Complexes of bland apartment buildings intended for people who have been evicted stand in the distance, but they are mostly empty.

This is not surprising, given what Harms’ found during his time in the area. “People would regularly cite a regulation in the land law that says that in the case of eviction, people need to be compensated to a degree that allows them to find something that is equal to, or better than, the previous place,” he says. “They would say that they’re not getting that.”

Since the values of developments within the new urban area are published in local newspapers, it is easy for residents to determine whether they are getting a fair deal. “People would regularly cite these things they read in the paper or heard on the street about how certain plots of land were being sold for, say, VND100 million per square meter, when their compensation was only a few thousand per square meter,” Harms shares.

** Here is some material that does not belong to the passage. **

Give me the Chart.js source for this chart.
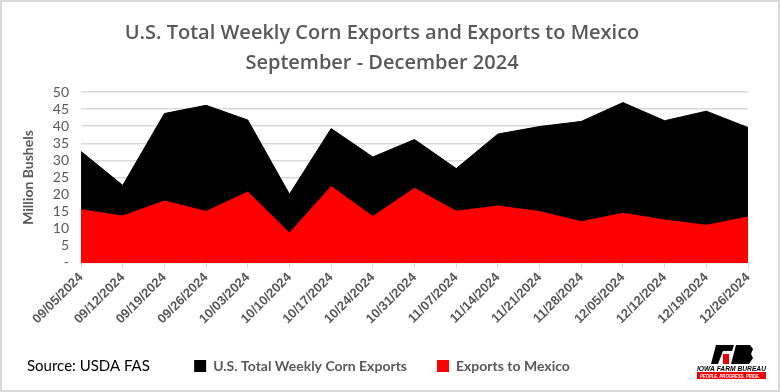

“I don’t think the planners’ original goal was to rip people off, but this is where the frustration of planners comes from,” Harms says. “What happens is they have this beautiful idea that on paper seems like a brilliant solution, but when people stand up and protest and the plan has kinks in it, they can’t really deal with it.”

Phu My Hung: The Model

Meanwhile about 10 miles south of Thu Thiem, Phu My Hung in District 7 serves as a paragon of design and efficiency. “It’s modernism at its most utopian,” Harms says. “Everything is figured out.”

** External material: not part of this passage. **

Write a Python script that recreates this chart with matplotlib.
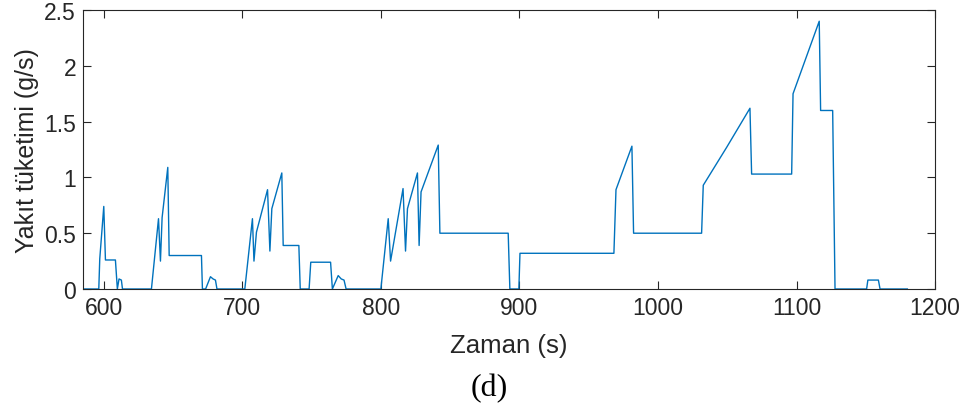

Visit the area and the appeal of living there is immediately apparent, especially for anyone looking to escape the haphazard chaos of Saigon’s older districts. Broad, tree-lined streets run past landscaped villas, apartment complexes and shopping centers. Far less rubbish fills the gutters, and green space is abundant.

The Crescent, a residential and commercial area in Phu My Hung. Photo by Brandon Coleman.

The irony is that Phu My Hung wasn’t first envisioned until the late 1980s, yet it is already complete, while Thu Thiem’s development has crawled along despite decades of plans and national-level attention.

Lawrence S. Ting, a Taiwanese land prospector, is considered the father of Phu My Hung, and when he arrived in Vietnam in 1989 many thought he was crazy for taking on what was, at the time, mostly swampland. “He wanted to do something across the river [from District 1] since it’s right there, but they [city planners] saved it for themselves since it’s better,” Harms says.

“But fast-forward 20 years later and Phu My Hung is the most lucrative project in the country and Thu Thiem is mired in controversy.”

Harms argues that the issues surrounding relocation and compensation discussed above explain this gap. “When the evictions for Phu My Hung were carried out, they did it all in 1993 and 1994,” he says. This was just after Vietnam had introduced a new regulation which allowed residents to obtain land use permits for the first time.

“At the time the land law had just emerged and there was no real estate market so they compensated at really low levels and people left without major complaints,” Harms adds. “They didn’t really start the compensation in Thu Thiem until 2002.”

By then, residents had a firm understanding of the value of the land they lived on, and they were much less willing to let go of it. “Then 2002 rolls around, and these are also people who live right across the water from downtown District 1, so they know about value and by then Phu My Hung was already on its path and they’re not fools,” Harms elaborates.

As for the future, Harms believes the Thu Thiem New Urban Area will come to fruition, but it may not look like the various visions which planners have put forth over the years.

“If you look at a map of Saigon from Google Earth, it’s quite clear that the city will fill in that spot eventually,” he says. “I don’t doubt that someday lots of things will be built there. What’s happening already, which again people criticize, is that the original plan was for one big designer like in Phu My Hung that would keep the aesthetic, and now it’s being parceled out…but at this point if someone makes an offer they [city leaders] have to take it because they can’t get someone to invest in the whole thing.”

This leaves people like Truong and Tam in limbo, but it appears they're ready to move on to whatever part of ever-expanding Saigon they can afford once Thu Thiem's development takes hold.